Energy infrastructure is approaching a tipping point, with a lack of trust in State institutions resulting in communities hindering the development of national infrastructure, it has been claimed.
Addressing Minister for Research Sean Sherlock at the Energy Cork’s Stakeholder Workshop, director of XD consultancy Xavier Dubuisson warned that, unless there was action, Ireland risked failing to deliver the infrastructure needed to become an energy exporter.
“I think we are at crunch point regarding infrastructure development. Social acceptance is a big issue and, if we don’t deal with this, it is going to come back to us in a big way,” he said.
Mr Dubuisson’s concerns were echoed by ServusNet director Sean Condon who said that, on one hand, there are people objecting to development while, on the other, the whole country lives in fear of the ESB going on a general strike.
“I think people realise the value of energy but the problem is that the threats from this infrastructure is something they can’t quantify and deal with. Also, they don’t have the trust in our institutions to deliver what is good for them,” he said.
Customer relations manager for Eirgrid, Claire Kane, admitted that the company was struggling to get the public to understand the need for the kind of infrastructure the company is proposing. “How better to create an understanding in the public of a need for better energy infrastructure,” she asked. “It’s a real challenge for us.”
Mr Sherlock said that consultation had not lived up to an ideal level, but that all sides were trying to come to an agreement now.

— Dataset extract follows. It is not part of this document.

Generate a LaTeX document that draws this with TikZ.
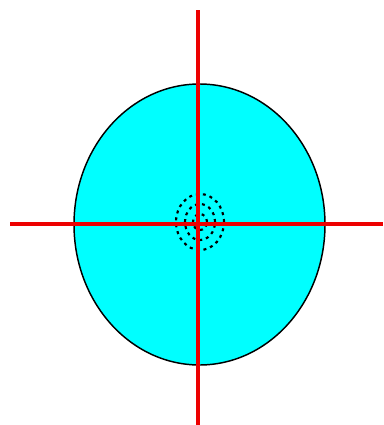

He said that some of the concerns on the side of the communities did not stand up to scrutiny but he was not sure how to reach a position of trust with communities. “If you look at some of the statements made about these proposals, for example, some of them are very genuine concerns, and on scientific concerns, some of them are wide of the mark,” said Mr Sherlock. “How do you reach a point where the advice is given in an impartial way by a person or a body where everybody subscribes in terms of trust?”
Mr Conlon warned that there is a danger, unless there is significant engagement, of a repeat of the Shell saga in Westport, but on a larger scale. “It was because some local people didn’t trust in it they felt threatened,” said Mr Conlon. “Then you have a group will come along and piggyback on top of that and make it into a big deal, suddenly people become entrenched and you have lost the battle.”